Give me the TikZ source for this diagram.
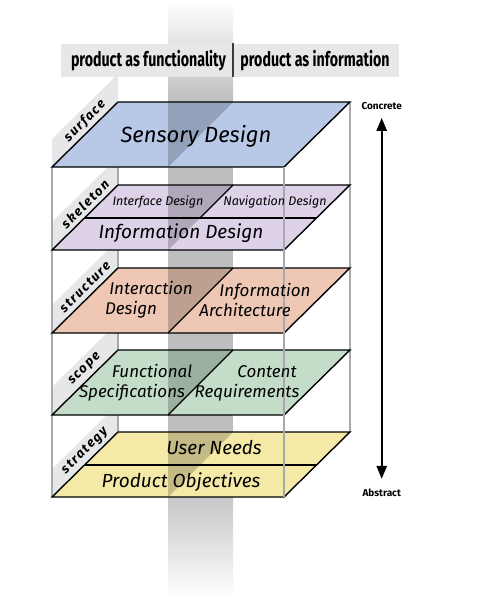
\documentclass[tikz,border=0pt]{standalone}
\usepackage{fontspec}
\usepackage{graphicx}
\setmainfont{Fira Sans}
\usetikzlibrary{arrows.meta}
\definecolor{surfacecol}{RGB}{184,201,232}
\definecolor{skeletoncol}{RGB}{221,210,232}
\definecolor{structurecol}{RGB}{238,200,181}
\definecolor{scopecol}{RGB}{196,221,201}
\definecolor{strategycol}{RGB}{245,233,167}
\definecolor{tabgray}{RGB}{230,231,232}
\definecolor{bandgray}{RGB}{188,190,192}
\definecolor{wiregray}{RGB}{167,169,172}
\definecolor{sepgray}{RGB}{60,60,62}
\newcommand{\squeezed}[2]{\scalebox{#1}[1]{#2}}
\newcommand{\twolines}[2]{\hspace*{20pt}#1\\#2\hspace*{20pt}}

\begin{document}
\begin{tikzpicture}[x=1pt,y=1pt,
    plane/.style={draw=black,line width=1.4pt,line join=miter},
    wire/.style={draw=wiregray,line width=1.3pt},
    tabface/.style={fill=tabgray},
    wallshade/.style={fill=black,fill opacity=0.2},
    tablabel/.style={rotate=45,font=\bfseries\itshape\fontsize{13}{13}\selectfont\addfontfeature{LetterSpace=12}},
    biglabel/.style={font=\itshape\fontsize{19}{19}\selectfont},
    midlabel/.style={font=\itshape\fontsize{17}{20}\selectfont,align=center},
    smalllabel/.style={font=\itshape\fontsize{12.5}{12.5}\selectfont},
    headtext/.style={font=\bfseries\fontsize{20}{20}\selectfont},
    poletext/.style={font=\bfseries\fontsize{10}{10}\selectfont}]
            \tikzstyle{every node}+=[inner sep=0pt]
            \useasboundingbox (0,0) rectangle (486,-610);
            \shade [top color=white, bottom color=bandgray] (168,0) rectangle (233,-102);
            \fill [bandgray] (168,-102) rectangle (233,-497);
            \shade [top color=bandgray!85, bottom color=white] (168,-497) rectangle (233,-600);
            \fill [tabgray] (61,-44) rectangle (399,-77);
            \draw [sepgray, line width=2pt] (233,-43) -- (233,-77);
            \node [headtext] (func) at (148.5,-61) {\squeezed{0.71}{product as functionality}};
            \node [headtext] (info) at (315,-61) {\squeezed{0.71}{product as information}};
            \fill [tabface] (52,-167) -- (118,-102) -- (118,-74) -- (52,-139) -- cycle;
            \fill [tabface] (52,-250) -- (118,-185) -- (118,-157) -- (52,-222) -- cycle;
            \fill [tabface] (52,-333) -- (118,-268) -- (118,-240) -- (52,-305) -- cycle;
            \fill [tabface] (52,-415) -- (118,-350) -- (118,-322) -- (52,-387) -- cycle;
            \fill [tabface] (52,-497) -- (118,-432) -- (118,-404) -- (52,-469) -- cycle;
            \node [tablabel] (surface) at (85,-121) {surface};
            \node [tablabel] (skeleton) at (85,-204) {skeleton};
            \node [tablabel] (structure) at (85,-287) {structure};
            \node [tablabel] (scope) at (85,-369) {scope};
            \node [tablabel] (strategy) at (85,-451) {strategy};
            \draw [wire] (118,-102) -- (118,-432);
            \draw [wire] (52,-167) -- (52,-497);
            \draw [wire] (350,-102) -- (350,-432);
            \draw [plane, fill=surfacecol] (118,-102) -- (350,-102) -- (284,-167) -- (52,-167) -- cycle;
            \draw [plane, fill=skeletoncol] (118,-185) -- (350,-185) -- (284,-250) -- (52,-250) -- cycle;
            \draw [plane] (85,-218) -- (317,-218);
            \draw [plane] (233,-185) -- (200,-218);
            \draw [plane, fill=structurecol] (118,-268) -- (350,-268) -- (284,-333) -- (52,-333) -- cycle;
            \draw [plane] (233,-268) -- (168,-333);
            \draw [plane, fill=scopecol] (118,-350) -- (350,-350) -- (284,-415) -- (52,-415) -- cycle;
            \draw [plane] (233,-350) -- (168,-415);
            \draw [plane, fill=strategycol] (118,-432) -- (350,-432) -- (284,-497) -- (52,-497) -- cycle;
            \draw [plane] (85,-465) -- (317,-465);
            \fill [wallshade] (168,-102) -- (233,-102) -- (168,-167) -- cycle;
            \fill [wallshade] (168,-185) -- (233,-185) -- (168,-250) -- cycle;
            \fill [wallshade] (168,-268) -- (233,-268) -- (168,-333) -- cycle;
            \fill [wallshade] (168,-350) -- (233,-350) -- (168,-415) -- cycle;
            \fill [wallshade] (168,-432) -- (233,-432) -- (168,-497) -- cycle;
            \draw [wire] (284,-167) -- (284,-497);
            \node [biglabel, font=\itshape\fontsize{22}{22}\selectfont] (sensory) at (196,-136) {Sensory Design};
            \node [smalllabel] (interface) at (158,-202) {Interface Design};
            \node [smalllabel] (navigation) at (275,-202) {Navigation Design};
            \node [biglabel] (infodesign) at (181,-233) {Information Design};
            \node [midlabel] (interaction) at (141,-300) {\twolines{Interaction}{Design}};
            \node [midlabel] (infoarch) at (255,-300) {\twolines{Information}{Architecture}};
            \node [midlabel] (functional) at (142,-383) {\twolines{Functional}{Specifications}};
            \node [midlabel] (content) at (257,-383) {\twolines{Content}{Requirements}};
            \node [biglabel] (userneeds) at (214,-448) {User Needs};
            \node [biglabel] (objectives) at (181,-482) {Product Objectives};
            \node [poletext] (concrete) at (381.7,-106) {Concrete};
            \node [poletext] (abstract) at (381.7,-493) {Abstract};
            \draw [black, line width=2.4pt, {Triangle[length=13pt,width=10pt]}-{Triangle[length=13pt,width=10pt]}, shorten <=8pt, shorten >=10pt] (concrete.south) -- (abstract.north);
        \end{tikzpicture}
\end{document}
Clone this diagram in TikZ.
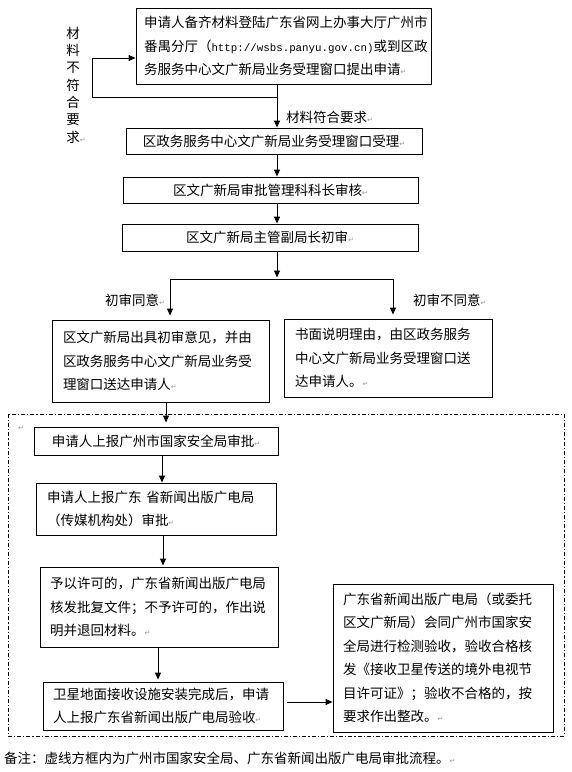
\documentclass[tikz,border=0pt]{standalone}
\usepackage{fontspec}
\setmainfont{Noto Sans CJK SC}
\newfontfamily\urlf{Liberation Mono}
\newfontfamily\dvf{DejaVu Sans}
\usetikzlibrary{arrows.meta}
\newcommand\fsz{\fontsize{13.5pt}{23.5pt}\selectfont}
\newcommand\retmark{{\dvf\fontsize{7pt}{7pt}\selectfont\color{gray!80}↵}}
\tikzset{
  box/.style={draw, line width=0.9pt, inner ysep=0pt, font=\fsz},
  sbox/.style={box, inner xsep=0pt, align=center},
  mbox/.style={box, align=left},
  arr/.style={draw, line width=0.9pt, -{Triangle[length=7pt,width=6pt]}},
  ln/.style={draw, line width=0.9pt},
  lbl/.style={font=\fsz, inner sep=0pt},
  grp/.style={draw, line width=0.8pt, dash pattern=on 4pt off 2pt on 1.2pt off 2pt},
}
\begin{document}
\begin{tikzpicture}[x=1pt, y=-1pt]
\useasboundingbox (0,0) rectangle (572,772);

% top boxes
\node[mbox, minimum height=76pt, text width=279pt, inner xsep=8pt] (b1) at (283.5,46)
 {申请人备齐材料登陆广东省网上办事大厅广州市\\番禺分厅（{\urlf\fontsize{10.8pt}{23.5pt}\selectfont http://wsbs.panyu.gov.cn)}或到区政\\务服务中心文广新局业务受理窗口提出申请\retmark};
\node[sbox, minimum width=296pt, minimum height=26pt] (b2) at (274,141) {区政务服务中心文广新局业务受理窗口受理\retmark};
\node[sbox, minimum width=295pt, minimum height=26pt] (b3) at (270.5,190) {区文广新局审批管理科科长审核\retmark};
\node[sbox, minimum width=296pt, minimum height=27pt] (b4) at (270,237.5) {区文广新局主管副局长初审\retmark};

\node[mbox, minimum height=82pt, text width=195pt, inner xsep=11pt] (b5) at (160.5,361)
 {区文广新局出具初审意见，并由\\区政务服务中心文广新局业务受\\理窗口送达申请人\retmark};
\node[mbox, minimum height=78pt, text width=186pt, inner xsep=11pt] (b6) at (388,358)
 {书面说明理由，由区政务服务\\中心文广新局业务受理窗口送\\达申请人。\retmark};

% dashed group
\draw[grp] (8,414) rectangle (564,736);
\node[inner sep=0pt] (pm) at (21,428) {\retmark};

\node[sbox, minimum width=244pt, minimum height=28pt] (b7) at (156,441) {申请人上报广州市国家安全局审批\retmark};
\node[mbox, minimum height=52pt, text width=218pt, inner xsep=11pt] (b8) at (156,509)
 {申请人上报广东\hspace{5pt}省新闻出版广电局\\（传媒机构处）审批\retmark};
\node[mbox, minimum height=80pt, text width=218pt, inner xsep=10pt] (b9) at (159,607)
 {予以许可的，广东省新闻出版广电局\\核发批复文件；不予许可的，作出说\\明并退回材料。\retmark};
\node[mbox, minimum height=48pt, text width=220pt, inner xsep=10pt] (b10) at (163,706)
 {卫星地面接收设施安装完成后，申请\\人上报广东省新闻出版广电局验收\retmark};
\node[mbox, minimum height=148pt, text width=200pt, inner xsep=10pt] (b11) at (443,658)
 {广东省新闻出版广电局（或委托\\区文广新局）会同广州市国家安\\全局进行检测验收，验收合格核\\发《接收卫星传送的境外电视节\\目许可证》；验收不合格的，按\\要求作出整改。\retmark};

% labels
\node[lbl, align=center, font=\fontsize{13.5pt}{17.3pt}\selectfont] (nl) at (73,85)
 {材\\料\\不\\符\\合\\要\\求\rlap{\retmark}};
\node[lbl, anchor=west] (ok) at (286,117) {材料符合要求\retmark};
\node[lbl, anchor=west] (ag) at (105,300) {初审同意\retmark};
\node[lbl, anchor=west] (dis) at (413,300) {初审不同意\retmark};
\node[lbl, anchor=west] (note) at (4,758) {备注：虚线方框内为广州市国家安全局、广东省新闻出版广电局审批流程。\retmark};

% connectors
\coordinate (jx) at (277,0);
\coordinate (lp) at (92,97);
\coordinate (lq) at (92,58);
\draw[arr] (b1.south -| jx) -- (b2.north -| jx);
\draw[arr] (lp -| jx) -- (lp) -- (lq) -- (lq -| b1.west);
\draw[arr] (b2.south -| jx) -- (b3.north -| jx);
\draw[arr] (b3.south -| jx) -- (b4.north -| jx);
\coordinate (fk) at (277,279);
\coordinate (fl) at (170,279);
\coordinate (fr) at (393,279);
\draw[arr, shorten >=1.5pt] (b4.south -| jx) -- (fk);
\draw[ln] (fl) -- (fr);
\draw[arr, shorten >=4pt] (fl) -- (b5.north -| fl);
\draw[arr, shorten >=4pt] (fr) -- (b6.north -| fr);

\coordinate (x1) at (166,0);
\coordinate (x2) at (162,0);
\coordinate (x3) at (163,0);
\coordinate (x4) at (158,0);
\draw[arr, shorten >=4pt] (b5.south -| x1) -- (b7.north -| x1);
\draw[arr] (b7.south -| x2) -- (b8.north -| x2);
\draw[arr, shorten >=1pt] (b8.south -| x3) -- (b9.north -| x3);
\draw[arr, shorten >=2pt] (b9.south -| x4) -- (b10.north -| x4);
\coordinate (hy) at (0,702);
\draw[arr, shorten <=4pt] (b10.east |- hy) -- (b11.west |- hy);
\end{tikzpicture}
\end{document}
● ● ● ● ●
## Written problem
Copy out every line in the entries above that holds "diagram".

## Task result
Give me the TikZ source for this diagram.
Clone this diagram in TikZ.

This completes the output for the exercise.